→ EXERCISE DIRECTIONS:
Nothing but the lines from the line with "What TikZ code" to the line with "fill=decgreen] (decoder) at", both included, is to be repeated, and those exactly. Leave out the pictures.

→ DATA SUPPLIED:
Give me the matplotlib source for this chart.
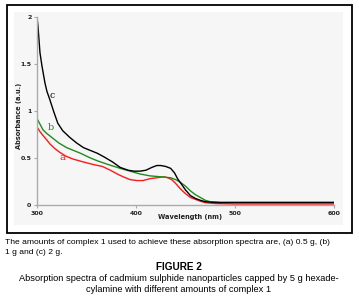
---
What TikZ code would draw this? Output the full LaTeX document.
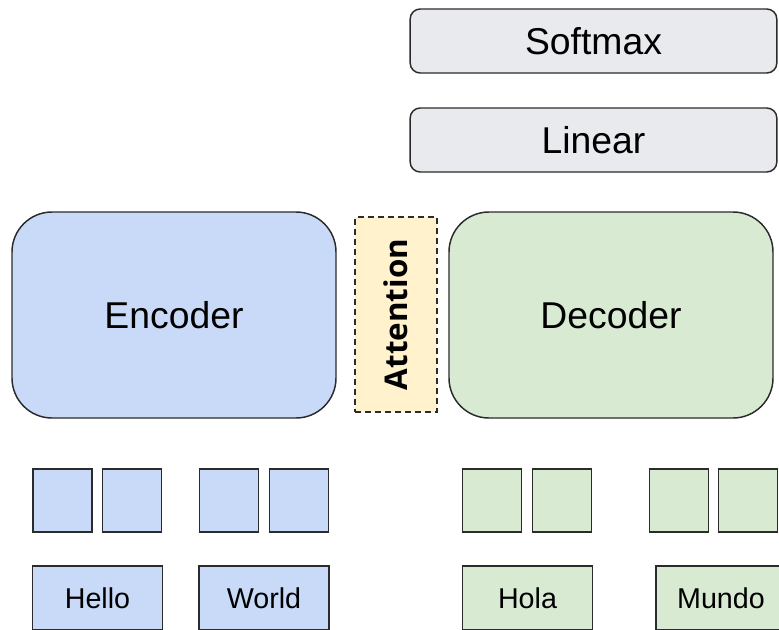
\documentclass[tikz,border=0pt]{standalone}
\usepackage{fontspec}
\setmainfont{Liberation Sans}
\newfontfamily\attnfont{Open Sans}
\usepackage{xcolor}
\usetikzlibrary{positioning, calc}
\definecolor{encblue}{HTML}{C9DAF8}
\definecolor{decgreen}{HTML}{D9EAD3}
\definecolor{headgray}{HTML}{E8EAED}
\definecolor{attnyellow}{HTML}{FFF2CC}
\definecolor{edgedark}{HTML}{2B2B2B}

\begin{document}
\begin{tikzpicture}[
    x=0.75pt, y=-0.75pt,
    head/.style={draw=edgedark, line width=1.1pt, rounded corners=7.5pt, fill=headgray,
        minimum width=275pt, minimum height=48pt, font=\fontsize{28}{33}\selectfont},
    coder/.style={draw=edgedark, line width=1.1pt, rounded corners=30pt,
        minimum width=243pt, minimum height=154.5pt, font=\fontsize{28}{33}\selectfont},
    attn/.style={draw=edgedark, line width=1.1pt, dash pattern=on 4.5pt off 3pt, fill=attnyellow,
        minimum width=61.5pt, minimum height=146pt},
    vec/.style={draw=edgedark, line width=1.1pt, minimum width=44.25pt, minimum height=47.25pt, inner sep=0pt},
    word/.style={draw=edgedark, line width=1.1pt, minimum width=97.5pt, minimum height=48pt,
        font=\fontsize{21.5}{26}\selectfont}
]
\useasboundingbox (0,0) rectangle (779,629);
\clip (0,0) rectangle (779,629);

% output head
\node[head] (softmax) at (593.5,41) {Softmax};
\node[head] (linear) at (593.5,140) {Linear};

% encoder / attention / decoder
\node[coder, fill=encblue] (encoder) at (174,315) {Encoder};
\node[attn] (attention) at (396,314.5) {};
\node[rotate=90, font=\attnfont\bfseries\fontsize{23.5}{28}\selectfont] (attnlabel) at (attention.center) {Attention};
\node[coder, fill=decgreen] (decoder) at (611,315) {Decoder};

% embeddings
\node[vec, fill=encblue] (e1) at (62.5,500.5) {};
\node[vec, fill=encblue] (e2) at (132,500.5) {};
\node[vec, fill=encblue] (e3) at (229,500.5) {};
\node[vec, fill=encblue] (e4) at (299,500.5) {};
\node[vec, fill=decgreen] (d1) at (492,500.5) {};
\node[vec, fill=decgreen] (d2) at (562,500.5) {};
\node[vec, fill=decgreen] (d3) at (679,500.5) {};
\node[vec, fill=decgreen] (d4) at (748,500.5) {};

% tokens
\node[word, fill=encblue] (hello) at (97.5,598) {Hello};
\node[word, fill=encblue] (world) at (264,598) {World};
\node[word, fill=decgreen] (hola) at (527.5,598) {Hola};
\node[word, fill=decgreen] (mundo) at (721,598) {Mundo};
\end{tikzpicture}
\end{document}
...
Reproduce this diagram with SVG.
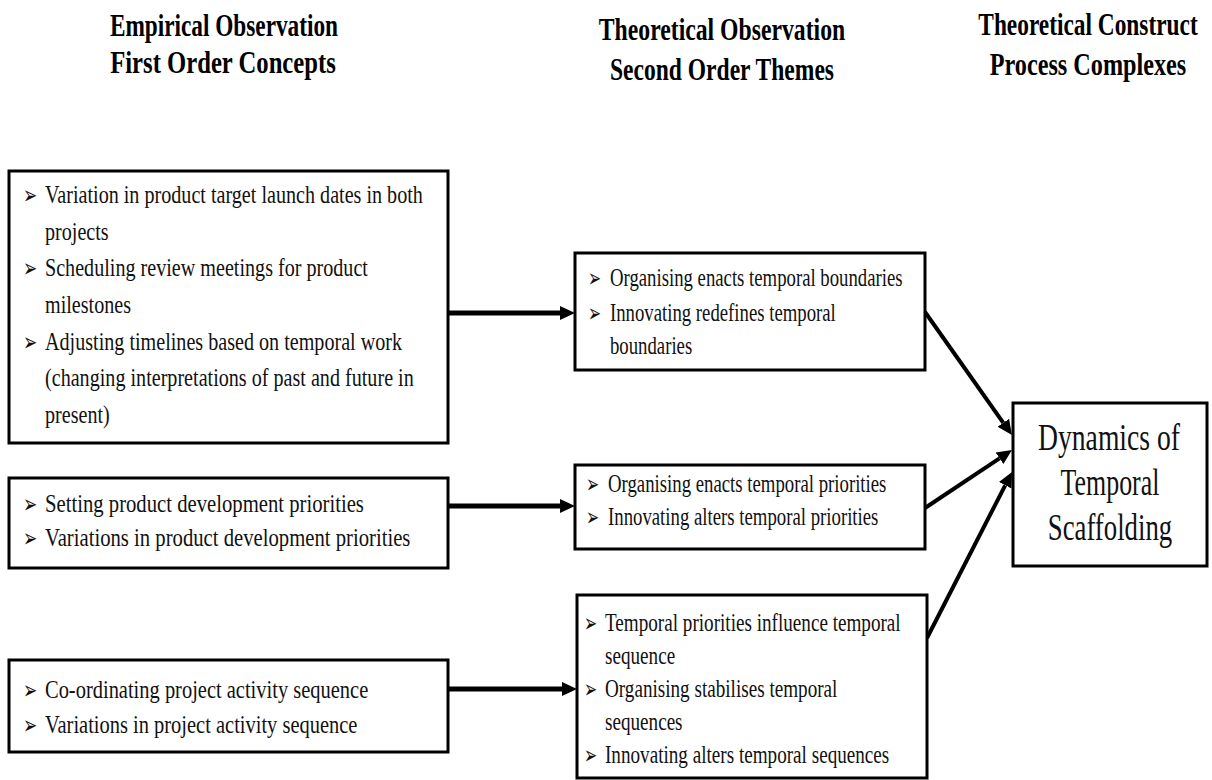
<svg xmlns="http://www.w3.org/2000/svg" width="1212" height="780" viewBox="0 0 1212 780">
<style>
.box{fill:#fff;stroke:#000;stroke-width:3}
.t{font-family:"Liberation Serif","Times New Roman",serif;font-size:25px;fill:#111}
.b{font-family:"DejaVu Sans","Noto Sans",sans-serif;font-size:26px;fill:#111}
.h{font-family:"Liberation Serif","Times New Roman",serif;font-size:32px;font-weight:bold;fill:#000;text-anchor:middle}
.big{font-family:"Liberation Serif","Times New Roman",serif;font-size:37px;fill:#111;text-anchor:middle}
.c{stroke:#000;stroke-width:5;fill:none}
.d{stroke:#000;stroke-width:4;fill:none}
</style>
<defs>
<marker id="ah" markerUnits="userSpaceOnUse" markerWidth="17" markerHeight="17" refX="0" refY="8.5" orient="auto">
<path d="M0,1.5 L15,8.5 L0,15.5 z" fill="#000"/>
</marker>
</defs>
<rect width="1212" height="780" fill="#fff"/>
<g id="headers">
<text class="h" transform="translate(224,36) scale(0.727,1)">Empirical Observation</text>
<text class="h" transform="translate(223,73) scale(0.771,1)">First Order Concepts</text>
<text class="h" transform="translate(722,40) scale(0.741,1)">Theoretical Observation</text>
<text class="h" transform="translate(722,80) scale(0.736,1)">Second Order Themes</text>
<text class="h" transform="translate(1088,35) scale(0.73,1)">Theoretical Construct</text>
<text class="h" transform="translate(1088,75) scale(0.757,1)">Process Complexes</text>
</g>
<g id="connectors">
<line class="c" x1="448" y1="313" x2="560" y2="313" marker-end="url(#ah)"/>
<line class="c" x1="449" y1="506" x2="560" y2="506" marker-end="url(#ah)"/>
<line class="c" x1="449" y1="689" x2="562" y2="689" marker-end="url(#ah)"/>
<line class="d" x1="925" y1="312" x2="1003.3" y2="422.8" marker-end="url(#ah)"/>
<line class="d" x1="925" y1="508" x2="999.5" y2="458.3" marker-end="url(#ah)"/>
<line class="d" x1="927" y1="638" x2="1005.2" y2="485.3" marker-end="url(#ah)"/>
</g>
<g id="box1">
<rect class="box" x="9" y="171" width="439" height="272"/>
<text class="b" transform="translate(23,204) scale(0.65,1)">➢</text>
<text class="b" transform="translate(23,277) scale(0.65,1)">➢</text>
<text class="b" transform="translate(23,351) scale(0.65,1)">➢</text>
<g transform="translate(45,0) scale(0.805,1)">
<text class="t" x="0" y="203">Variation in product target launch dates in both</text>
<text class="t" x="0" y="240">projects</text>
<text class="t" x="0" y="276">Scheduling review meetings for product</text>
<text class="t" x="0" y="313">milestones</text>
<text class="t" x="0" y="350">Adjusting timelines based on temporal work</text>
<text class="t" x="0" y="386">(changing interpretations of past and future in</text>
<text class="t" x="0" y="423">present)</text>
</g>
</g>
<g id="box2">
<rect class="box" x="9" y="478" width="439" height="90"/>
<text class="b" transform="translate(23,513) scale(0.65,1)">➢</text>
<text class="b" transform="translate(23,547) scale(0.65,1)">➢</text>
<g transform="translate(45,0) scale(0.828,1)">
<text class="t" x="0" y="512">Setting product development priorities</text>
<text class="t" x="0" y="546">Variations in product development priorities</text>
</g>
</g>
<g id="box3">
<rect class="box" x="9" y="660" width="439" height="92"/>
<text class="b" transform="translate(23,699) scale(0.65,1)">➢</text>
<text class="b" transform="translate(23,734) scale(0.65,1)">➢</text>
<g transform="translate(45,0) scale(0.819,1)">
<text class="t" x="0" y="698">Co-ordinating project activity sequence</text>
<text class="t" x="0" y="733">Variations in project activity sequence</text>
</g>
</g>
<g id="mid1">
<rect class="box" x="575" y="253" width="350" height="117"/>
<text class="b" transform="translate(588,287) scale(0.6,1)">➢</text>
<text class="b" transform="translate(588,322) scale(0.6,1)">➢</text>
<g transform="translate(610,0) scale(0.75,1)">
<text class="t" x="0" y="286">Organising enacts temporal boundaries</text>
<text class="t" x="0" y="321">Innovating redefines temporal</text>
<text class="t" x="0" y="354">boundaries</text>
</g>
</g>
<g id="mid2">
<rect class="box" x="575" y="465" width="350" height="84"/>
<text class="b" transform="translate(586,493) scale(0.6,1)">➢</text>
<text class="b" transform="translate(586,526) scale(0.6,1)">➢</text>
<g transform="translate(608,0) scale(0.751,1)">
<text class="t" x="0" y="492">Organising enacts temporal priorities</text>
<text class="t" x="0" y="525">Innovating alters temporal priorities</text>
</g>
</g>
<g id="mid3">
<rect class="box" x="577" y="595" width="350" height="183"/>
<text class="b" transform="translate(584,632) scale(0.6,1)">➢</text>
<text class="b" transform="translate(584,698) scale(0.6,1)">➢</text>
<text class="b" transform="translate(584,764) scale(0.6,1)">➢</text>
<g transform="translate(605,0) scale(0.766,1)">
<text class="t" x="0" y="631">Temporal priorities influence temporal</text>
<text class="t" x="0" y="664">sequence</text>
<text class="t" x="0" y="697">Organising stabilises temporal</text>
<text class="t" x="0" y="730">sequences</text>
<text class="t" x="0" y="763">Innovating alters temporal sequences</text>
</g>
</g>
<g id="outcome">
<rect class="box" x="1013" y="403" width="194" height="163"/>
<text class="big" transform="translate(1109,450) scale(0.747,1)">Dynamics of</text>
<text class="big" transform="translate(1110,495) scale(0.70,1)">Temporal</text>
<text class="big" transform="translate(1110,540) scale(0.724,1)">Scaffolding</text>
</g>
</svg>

→ ANSWER TO THE EXERCISE:
What TikZ code would draw this? Output the full LaTeX document.
\documentclass[tikz,border=0pt]{standalone}
\usepackage{fontspec}
\setmainfont{Liberation Sans}
\newfontfamily\attnfont{Open Sans}
\usepackage{xcolor}
\usetikzlibrary{positioning, calc}
\definecolor{encblue}{HTML}{C9DAF8}
\definecolor{decgreen}{HTML}{D9EAD3}
\definecolor{headgray}{HTML}{E8EAED}
\definecolor{attnyellow}{HTML}{FFF2CC}
\definecolor{edgedark}{HTML}{2B2B2B}

\begin{document}
\begin{tikzpicture}[
    x=0.75pt, y=-0.75pt,
    head/.style={draw=edgedark, line width=1.1pt, rounded corners=7.5pt, fill=headgray,
        minimum width=275pt, minimum height=48pt, font=\fontsize{28}{33}\selectfont},
    coder/.style={draw=edgedark, line width=1.1pt, rounded corners=30pt,
        minimum width=243pt, minimum height=154.5pt, font=\fontsize{28}{33}\selectfont},
    attn/.style={draw=edgedark, line width=1.1pt, dash pattern=on 4.5pt off 3pt, fill=attnyellow,
        minimum width=61.5pt, minimum height=146pt},
    vec/.style={draw=edgedark, line width=1.1pt, minimum width=44.25pt, minimum height=47.25pt, inner sep=0pt},
    word/.style={draw=edgedark, line width=1.1pt, minimum width=97.5pt, minimum height=48pt,
        font=\fontsize{21.5}{26}\selectfont}
]
\useasboundingbox (0,0) rectangle (779,629);
\clip (0,0) rectangle (779,629);

% output head
\node[head] (softmax) at (593.5,41) {Softmax};
\node[head] (linear) at (593.5,140) {Linear};

% encoder / attention / decoder
\node[coder, fill=encblue] (encoder) at (174,315) {Encoder};
\node[attn] (attention) at (396,314.5) {};
\node[rotate=90, font=\attnfont\bfseries\fontsize{23.5}{28}\selectfont] (attnlabel) at (attention.center) {Attention};
\node[coder, fill=decgreen] (decoder) at (611,315) {Decoder};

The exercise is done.